Investors on the local front shrugged off the concerns over Turkey crisis, and focused on the planned trade discussions between the US and China later this month. Sentiment turned positive with the KLCI rising 0.35%. Market breadth was also positive with 466 advancers vs 403 decliners. Still, market participants were looking for export-driven opportunities last Friday on the back of depreciation pressure on the ringgit.

Wall Street ended on a positive note as National Economic Council Director, Larry Kudlow confirmed on a previous statement related to US and China would hold a fresh round of trade discussions later on this month as well as President Trump and President Xi hope to discuss US-China trade in November. The Dow and S&P500 rose 0.43% and 0.33%, respectively, while Nasdaq added 0.13%.

TECHNICAL OUTLOOK: KLCI

The FBM KLCI has been trending sideways below the SMA200 and hovering within a narrow range (1,773-1,789) over the past four trading days. The MACD indicator is suggesting that the KLCI could further consolidate over the near term. Meanwhile, the RSI and Stochastic oscillators are mixed and we could anticipate that the KLCI’s upside to be capped near 1,800.

We believe the recent volatility could persist as the fresh trade developments could be offset by the news flow from the Turkey crisis and the decline in Turkish Lira. Hence, we opine that the market could cautiously over the near term and KLCI’s upside might be limited around 1,800-1,810.

TECHNICAL OUTLOOK: DOW JONES

The Dow extended its rebound after retesting the 25,000 level last week.

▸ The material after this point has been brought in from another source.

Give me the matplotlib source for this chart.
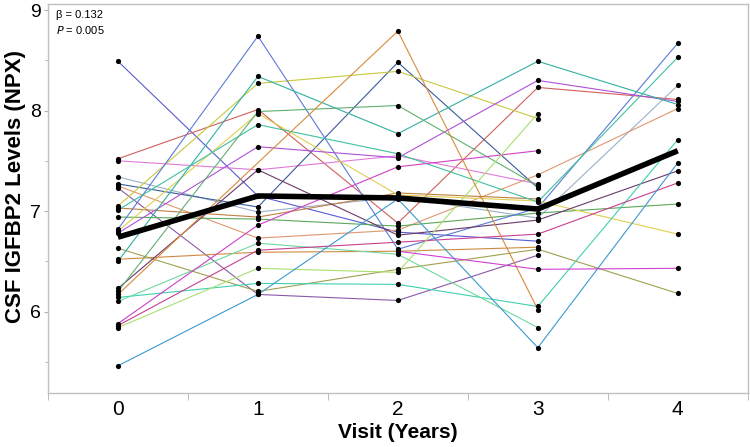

With the MACD Indicator turning positive last week, coupled with the hooking up of momentum oscillators (RSI and Stochastic), we could expect the Dow to retest the 26,000 level. Support will be pegged around 25,000.

After the comments from Larry Kudlow confirmed on the ‘mid-level discussion’ between the US and China, we would expect firmer trading tone ahead as this could boost investors’ confidence at least for the near term. Upside of the Dow could be located around 25,500- 26,000.

TECHNICAL TRACKER: POH HUAT RESOURCES

Potential beneficiary of escalating US-China trade war and a good proxy to stronger greenback. We believe the 27% share price plunge from 52W high is overdone and grossly priced a consensus 28% decline in FY18 earnings, mainly due to higher raw materials, rising production costs and stronger ringgit. We remain positive on POHUAT’s long term prospects, driven by the resurgence of USD, sturdy furniture demand globally and potential positive spill over effect to more cost competitive manufacturers in ASEAN amid escalating US-China trade tensions. Valuations are undemanding at ex-cash FY19 P/E of 5.5x (25% lower than peers) and 1.11x P/B (21% discount to peers), supported by 4.6% DY (15% higher than industry). Potential LT downtrend reversal amid saucer bottom formation.